Sunday, February 2, 2014

My sony xperia L

I went to carrefour yesterday night before soirée in Hang's place with Sanja. I don't know how it happened but then I lost my mobile phone. I was still checking the metro map while waiting in the cashier, but then I put all the bottles into the bag and I think I put my mobile just there in that cashier table. I was so panic when I realized about it in the metro station, and then I hurriedly run back and it was gone already.

So i lost my 4-month old mobile phone with all its photos and videos that I made on my very last day in the university. I hate myself really, for being so careless. I feel really bad not because of the price of the phone, but because of my situation now. I am not having a lot of money for these several months living in Paris, and this happens just at the same time when I really have to tighten my belt. And last night I could not sleep because I remembered, my dad was giving me the money amounting half of the price of the phone. I remembered I didn't want to receive his money but he insisted and said that I can buy the phone that I like, and he could give more money for that. He is not a billionaire, I have to highlight, but he is the best dad.   Several years ago, he was also the one giving me the money for buying the electronic dictionary that I no longer use now.
I feel so bad that I cannot take a good care of it and wasted my dad's money just like that. He even only has a very old-school nokia phone that my mom bought 8/9 years ago.  I feel very guilty for being so irresponsible to this simple thing.

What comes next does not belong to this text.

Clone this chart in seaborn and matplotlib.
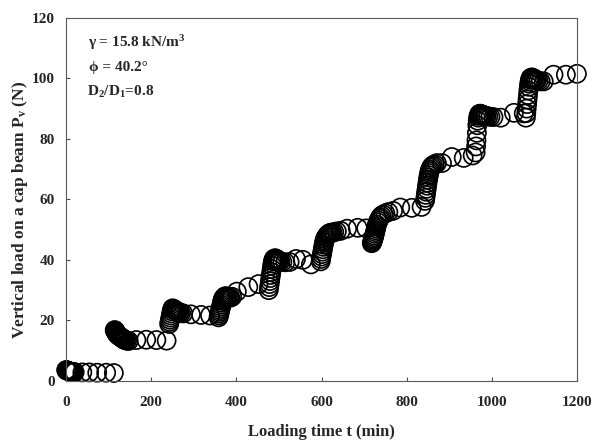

I know people are saying that it's just a material thing and shit happens sometimes. Buy yeah, for me, it's more about this guilty feeling to my parents for wasting their money for being so irresponsible. This is a lesson learned for me, the guilty feeling is the worst than anything else.
I'm spending all my savings now for doing things I want to do. Soon, I'll earn much more than I spend now and to share it with my dad and mom.